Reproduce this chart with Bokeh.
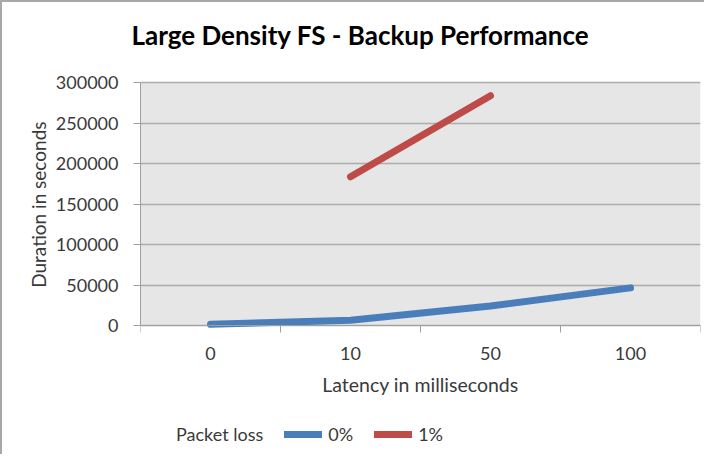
import math
from bokeh.plotting import figure
from bokeh.models import (Range1d, FixedTicker, SingleIntervalTicker, NumeralTickFormatter,
                          Legend, LegendItem, ColumnDataSource, BoxAnnotation, Title)
from bokeh.embed import file_html
from bokeh.resources import INLINE

# ---- data ----
categories = ["0", "10", "50", "100"]          # latency in milliseconds
loss_0 = [2000, 7000, 24500, 47000]            # packet loss 0%
loss_1 = [math.nan, 184000, 284000, math.nan]  # packet loss 1%
series_names = ["0%", "1%"]
legend_title = "Packet loss"
y_min, y_max, y_step = 0, 300000, 50000

FONT = "Lato"
GRAY_AX = "#9f9f9f"
TXT = "#3a3a3a"
BLUE = "#4a7ebb"
RED = "#be4b48"

xs = list(range(len(categories)))
src = ColumnDataSource(dict(x=xs, a=loss_0, b=loss_1))

# the frame is extended above and below the value area so the legend (below the
# x axis) is drawn inside the frame; the grey plot area is a box over 0..300000
p = figure(width=704, height=454, output_backend="svg", toolbar_location=None,
           x_range=Range1d(-0.5, len(categories) - 0.5), y_range=Range1d(-150000, 330000),
           min_border_left=138, min_border_right=6, min_border_top=56, min_border_bottom=9,
           background_fill_color="white", border_fill_color="white",
           styles={"border-top": "2px solid #a8a8a8", "border-left": "2px solid #a8a8a8"})
p.outline_line_color = None

p.add_layout(BoxAnnotation(bottom=y_min, top=y_max, fill_color="#e6e6e6", fill_alpha=1,
                           line_color=None, level="image"))

# title
p.title.text = "Large Density FS - Backup Performance"
p.title.align = "left"
p.title.offset = -9
p.title.vertical_align = "top"
p.title.text_font = FONT
p.title.text_font_size = "26px"
p.title.text_font_style = "bold"
p.title.text_color = "black"
p.title.standoff = 11

# grids
p.xgrid.grid_line_color = None
p.ygrid.grid_line_color = "#ababab"
p.ygrid.grid_line_width = 1.5
p.ygrid.bounds = (y_min, y_max)

# y axis
p.yaxis.ticker = SingleIntervalTicker(interval=y_step)
p.yaxis.bounds = (y_min, y_max)
p.yaxis.formatter = NumeralTickFormatter(format="0")
p.yaxis.axis_line_color = GRAY_AX
p.yaxis.major_tick_line_color = GRAY_AX
p.yaxis.major_tick_in = 0
p.yaxis.major_tick_out = 7
p.yaxis.minor_tick_line_color = None
p.yaxis.major_label_standoff = 15

# y axis title, centred on the grey value area (not on the extended frame)
p.add_layout(Title(text="Duration in seconds", align="right", offset=63,
                   vertical_align="bottom", standoff=6, text_font=FONT,
                   text_font_size="19px", text_font_style="normal", text_color=TXT), "left")

# x axis: drawn at y=0, labels at category centres, tick marks on category boundaries
p.xaxis.fixed_location = y_min
p.xaxis.ticker = FixedTicker(ticks=xs, minor_ticks=[i - 0.5 for i in range(len(categories) + 1)])
p.xaxis.major_label_overrides = {i: c for i, c in zip(xs, categories)}
p.xaxis.axis_label = "Latency in milliseconds"
p.xaxis.axis_line_color = GRAY_AX
p.xaxis.major_tick_line_color = None
p.xaxis.major_tick_in = 0
p.xaxis.major_tick_out = 7
p.xaxis.minor_tick_line_color = GRAY_AX
p.xaxis.minor_tick_in = 0
p.xaxis.minor_tick_out = 7
p.xaxis.major_label_standoff = 14
p.xaxis.axis_label_standoff = 10

for ax in (p.xaxis, p.yaxis):
    ax.major_label_text_font = FONT
    ax.major_label_text_font_size = "18px"
    ax.major_label_text_color = TXT
    ax.axis_label_text_font = FONT
    ax.axis_label_text_font_size = "19.5px"
    ax.axis_label_text_font_style = "normal"
    ax.axis_label_text_color = TXT

# lines
r_dummy = p.line(x=[], y=[], line_alpha=0)
r0 = p.line("x", "a", source=src, line_color=BLUE, line_width=7,
            line_cap="round", line_join="round")
r1 = p.line("x", "b", source=src, line_color=RED, line_width=7,
            line_cap="round", line_join="round")

legend = Legend(items=[LegendItem(label=legend_title, renderers=[r_dummy]),
                       LegendItem(label=series_names[0], renderers=[r0]),
                       LegendItem(label=series_names[1], renderers=[r1])],
                orientation="horizontal", location=(-8, 2),
                glyph_width=38, glyph_height=22, label_standoff=6, spacing=21,
                padding=0, margin=0, border_line_color=None, background_fill_alpha=0,
                label_text_font=FONT, label_text_font_size="18px", label_text_color=TXT)
p.add_layout(legend, "center")

open("out.html", "w").write(file_html(p, INLINE))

═══

Your task – Starting at the top of the listing above, reproduce each line up to and including the one with "y_min, y_max, y_step = 0, 300000, 50000"; omit the pictures.

Final answer –
Reproduce this chart with Bokeh.
import math
from bokeh.plotting import figure
from bokeh.models import (Range1d, FixedTicker, SingleIntervalTicker, NumeralTickFormatter,
                          Legend, LegendItem, ColumnDataSource, BoxAnnotation, Title)
from bokeh.embed import file_html
from bokeh.resources import INLINE

# ---- data ----
categories = ["0", "10", "50", "100"]          # latency in milliseconds
loss_0 = [2000, 7000, 24500, 47000]            # packet loss 0%
loss_1 = [math.nan, 184000, 284000, math.nan]  # packet loss 1%
series_names = ["0%", "1%"]
legend_title = "Packet loss"
y_min, y_max, y_step = 0, 300000, 50000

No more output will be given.